2年ぶり「鉄道技術展」 語られた二つの「新たな課題」とは? コロナ禍 災害 車内犯罪も多発(前編)
コロナも影響か 出展・来場者数とも3割減

「第7回 鉄道技術展2021」が千葉市美浜区の幕張メッセで開催された。会期は2021年の11月24日(水)から26日(金)までの3日間で、多くの鉄道関係者や工事関係者などが集まった。
「鉄道技術展」は、日本唯一の鉄道技術の総合展示会であり、鉄道・交通システムやインフラ技術、施設、電力、輸送、運行管理、車両、インテリア、旅客サービスなど、あらゆる鉄道技術に関わる企業や団体が集まる見本市だ。主催は産経新聞社で、2010年からほぼ隔年で開催されており、今年で7回目となる。
昨年から今年にかけては、コロナ禍の影響で「自動車技術展(人とくるまのテクノロジー展)」が中止(オンライン開催)になるなど、大規模な見本市の多くが開催できない状況に追い込まれた。いっぽう今回の「鉄道技術展」は、幸い日程が緊急事態宣言の解除後だったこともあって「リアル」での開催となり、対面での情報交換が可能になった。
今回の「鉄道技術展」は、「第4回 橋梁・トンネル技術展」や「第9回 鉄道技術国際シンポジウム(STECH2021)」と合同で開催された。

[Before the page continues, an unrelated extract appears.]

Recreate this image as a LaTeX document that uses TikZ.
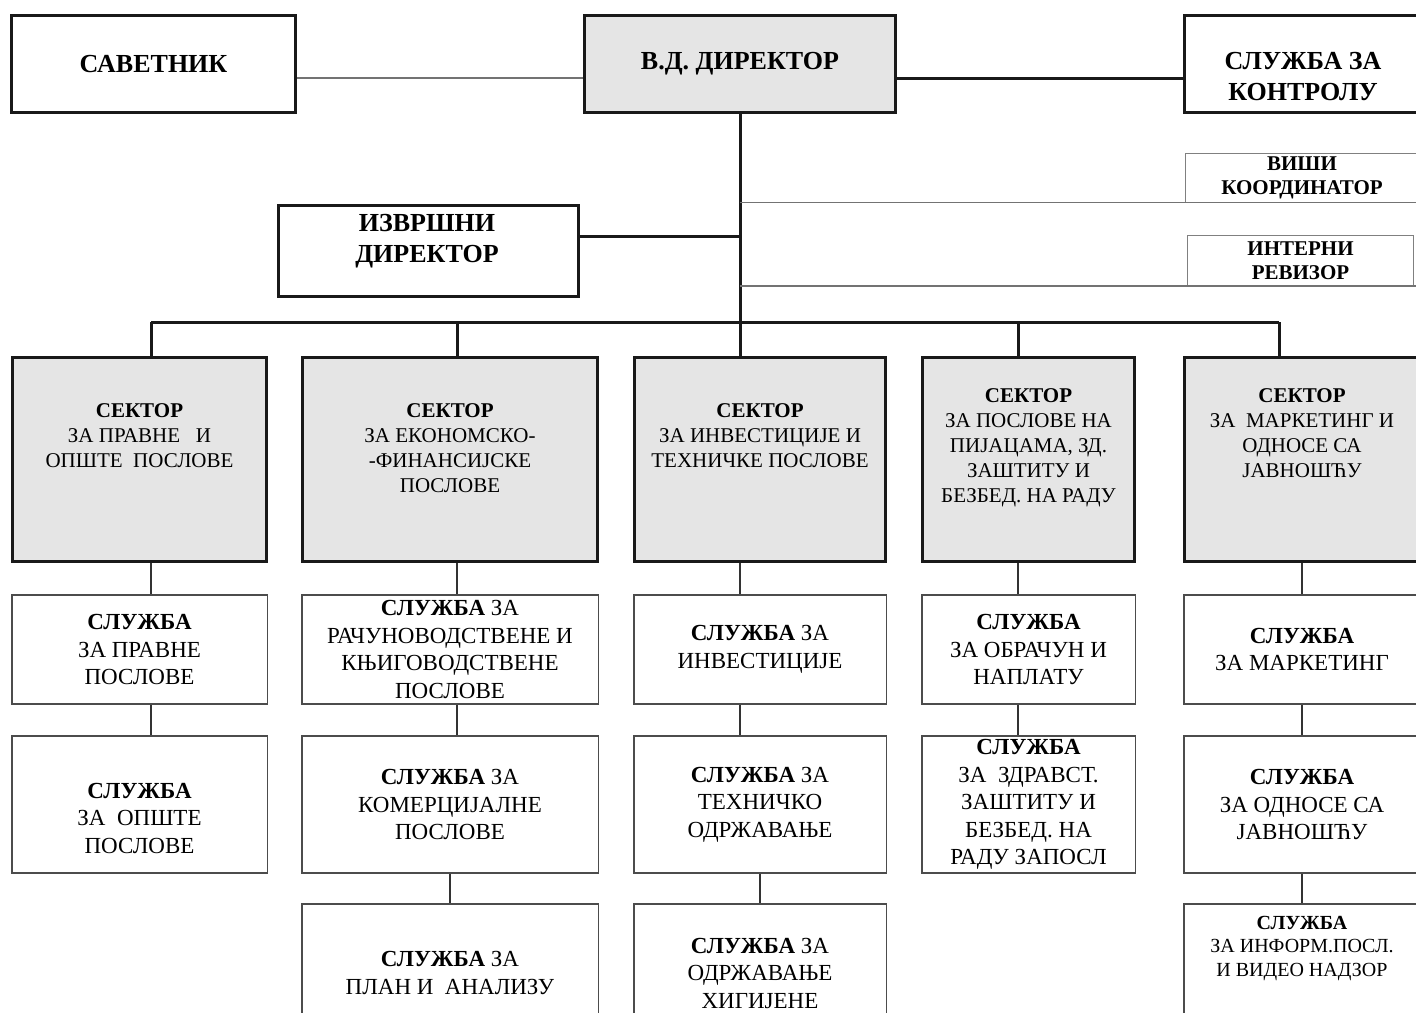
\documentclass[tikz,border=0pt]{standalone}
\usepackage{fontspec}
\setmainfont{Liberation Serif}
\definecolor{boxgray}{RGB}{229,229,229}
\begin{document}
\begin{tikzpicture}[x=1pt,y=-1pt,
  head/.style={draw=black!90,line width=3pt,inner sep=0pt,align=center,font=\bfseries\fontsize{26}{31}\selectfont},
  aide/.style={draw=black!50,line width=1pt,inner sep=0pt,align=center,font=\bfseries\fontsize{21}{24}\selectfont},
  sector/.style={draw=black!90,line width=3pt,fill=boxgray,minimum height=204pt},
  secttext/.style={anchor=north,inner sep=0pt,align=center,font=\fontsize{21}{25}\selectfont},
  office/.style={draw=black!70,line width=1.5pt,inner sep=0pt,align=center,font=\fontsize{23}{27.5}\selectfont},
  rowa/.style={office,minimum height=109pt},
  rowb/.style={office,minimum height=137pt},
  rowc/.style={office,minimum height=138pt},
  bus/.style={line width=3pt,black!90},
  link/.style={line width=1.5pt,black!80},
  faint/.style={line width=1.5pt,black!55}]
\path[use as bounding box] (0,0) rectangle (1416,1012);
\clip (0,0) rectangle (1416,1012);

% top of the chart
\node[head,minimum width=284pt,minimum height=97pt] (sav) at (153.5,64) {САВЕТНИК};
\node[head,fill=boxgray,minimum width=311pt,minimum height=97pt] (vd) at (740,64) {В.Д. ДИРЕКТОР};
\node[head,minimum width=237pt,minimum height=97pt] (kon) at (1303,64) {};
\node[head,draw=none] (kont) at (1303,77) {СЛУЖБА ЗА\\КОНТРОЛУ};
\node[head,minimum width=300pt,minimum height=91pt] (izv) at (428.5,251) {};
\node[head,draw=none] (izvt) at (427,241) {ИЗВРШНИ\\ДИРЕКТОР};
\node[aide,minimum width=233pt,minimum height=49pt] (visi) at (1302,177.5) {ВИШИ\\КООРДИНАТОР};
\node[aide,minimum width=226pt,minimum height=50pt] (int) at (1300.5,260.5) {ИНТЕРНИ\\РЕВИЗОР};

\draw[faint] ([yshift=-14pt]sav.east) -- ([yshift=-14pt]vd.west);
\draw[bus] ([yshift=-14pt]vd.east) -- ([yshift=-14pt]kon.west);

\coordinate (b1) at (151,322);
\coordinate (b2) at (457,322);
\coordinate (b3) at (740,322);
\coordinate (b4) at (1018,322);
\coordinate (b5) at (1279,322);
\coordinate (iz) at ([yshift=15pt]izv.east);
\draw[bus] (vd.south) -- (b3);
\draw[bus] (b1) -- (b5);
\draw[bus] (iz) -- (iz -| vd.south);
\draw[faint] (visi.south -| vd.south) -- (visi.south east);
\draw[faint] (int.south -| vd.south) -- ([xshift=8pt]int.south east);

% sectors
\node[sector,minimum width=254pt] (s1) at (139.5,459.5) {};
\node[sector,minimum width=295pt] (s2) at (450,459.5) {};
\node[sector,minimum width=251pt] (s3) at (760,459.5) {};
\node[sector,minimum width=212pt] (s4) at (1028.5,459.5) {};
\node[sector,minimum width=235pt] (s5) at (1302,459.5) {};
\foreach \i in {1,...,5}
  \draw[bus] (b\i) -- (b\i |- s\i.north);

\node[secttext] (t1) at (139.5,403) {\textbf{СЕКТОР}\\ЗА ПРАВНЕ \ \ И\\ОПШТЕ \ ПОСЛОВЕ};
\node[secttext] (t2) at (450,403) {\textbf{СЕКТОР}\\ЗА ЕКОНОМСКО-\\-ФИНАНСИЈСКЕ\\ПОСЛОВЕ};
\node[secttext] (t3) at (760,403) {\textbf{СЕКТОР}\\ЗА ИНВЕСТИЦИЈЕ И\\ТЕХНИЧКЕ ПОСЛОВЕ};
\node[secttext] (t4) at (1028.5,388) {\textbf{СЕКТОР}\\ЗА ПОСЛОВЕ НА\\ПИЈАЦАМА, ЗД.\\ЗАШТИТУ И\\БЕЗБЕД. НА РАДУ};
\node[secttext] (t5) at (1302,388) {\textbf{СЕКТОР}\\ЗА \ МАРКЕТИНГ И\\ОДНОСЕ СА\\ЈАВНОШЋУ};

% services
\node[rowa,minimum width=255.5pt] (a11) at (139.5,649.5) {\textbf{СЛУЖБА}\\ЗА ПРАВНЕ\\ПОСЛОВЕ};
\node[rowb,minimum width=255.5pt] (a12) at (139.5,804.5) {};
\node[office,draw=none] (a12t) at (139.5,818) {\textbf{СЛУЖБА}\\ЗА \ ОПШТЕ\\ПОСЛОВЕ};

\node[rowa,minimum width=296.5pt] (a21) at (450,649.5) {\textbf{СЛУЖБА} ЗА\\РАЧУНОВОДСТВЕНЕ И\\КЊИГОВОДСТВЕНЕ\\ПОСЛОВЕ};
\node[rowb,minimum width=296.5pt] (a22) at (450,804.5) {\textbf{СЛУЖБА} ЗА\\КОМЕРЦИЈАЛНЕ\\ПОСЛОВЕ};
\node[rowc,minimum width=296.5pt] (a23) at (450,973) {\textbf{СЛУЖБА} ЗА\\ПЛАН И \ АНАЛИЗУ};

\node[rowa,minimum width=252.5pt] (a31) at (760,649.5) {\textbf{СЛУЖБА} ЗА\\ИНВЕСТИЦИЈЕ};
\node[rowb,minimum width=252.5pt] (a32) at (760,804.5) {\textbf{СЛУЖБА} ЗА\\ТЕХНИЧКО\\ОДРЖАВАЊЕ};
\node[rowc,minimum width=252.5pt] (a33) at (760,973) {\textbf{СЛУЖБА} ЗА\\ОДРЖАВАЊЕ\\ХИГИЈЕНЕ};

\node[rowa,minimum width=213.5pt] (a41) at (1028.5,649.5) {\textbf{СЛУЖБА}\\ЗА ОБРАЧУН И\\НАПЛАТУ};
\node[rowb,minimum width=213.5pt] (a42) at (1028.5,804.5) {\textbf{СЛУЖБА}\\ЗА \ ЗДРАВСТ.\\ЗАШТИТУ И\\БЕЗБЕД. НА\\РАДУ ЗАПОСЛ};

\node[rowa,minimum width=236.5pt] (a51) at (1302,649.5) {\textbf{СЛУЖБА}\\ЗА МАРКЕТИНГ};
\node[rowb,minimum width=236.5pt] (a52) at (1302,804.5) {\textbf{СЛУЖБА}\\ЗА ОДНОСЕ СА\\ЈАВНОШЋУ};
\node[rowc,minimum width=236.5pt] (a53) at (1302,973) {};
\node[office,draw=none,font=\fontsize{20}{23.5}\selectfont] (a53t) at (1302,948) {\textbf{СЛУЖБА}\\ЗА ИНФОРМ.ПОСЛ.\\И ВИДЕО НАДЗОР};

\foreach \c in {1,2,3,4}
{\draw[link] (s\c.south -| b\c) -- (a\c1.north -| b\c);
 \draw[link] (a\c1.south -| b\c) -- (a\c2.north -| b\c);
}
\draw[link] (s5.south) -- (a51.north);
\draw[link] (a51.south) -- (a52.north);
\draw[link] (a52.south) -- (a53.north);
\draw[link] (a22.south) -- (a23.north);
\draw[link] (a32.south) -- (a33.north);

\end{tikzpicture}
\end{document}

「第4回 橋梁・トンネル技術展」は、社会インフラである橋やトンネルに的を絞った展示会で、鉄道関連企業だけでなく、NEXCO西日本や首都高速道路の関連企業や建設会社、インフラの建設・点検・補修を行う機械のメーカーなども出展した。「STECH2021」では、日本の鉄道技術者だけでなく、北京交通大学やフランス国鉄の研究者も講演した。
今回は3日とも晴天に恵まれたが、コロナ禍の影響もあり、前回(2019年)よりも規模がやや小さくなった。主催者発表情報によれば、出展者数(企業・団体)は535社(海外115社をふくむ)から359社、来場者数(登録入場者数)は3万5136人から2万4717人へと、それぞれ前回よりも約3割減少した。
また、海外からの出展者や来場者は大幅に減った。渡航制限などで来日できない関係者が多かったためだ。企業・団体の展示ブースが並ぶ展示会場では、前回は設けられていた欧州の企業・団体が集まるエリアがなくなり、併催事業である講演会に登壇した海外の研究者らも基本的にはオンラインによる出席となった。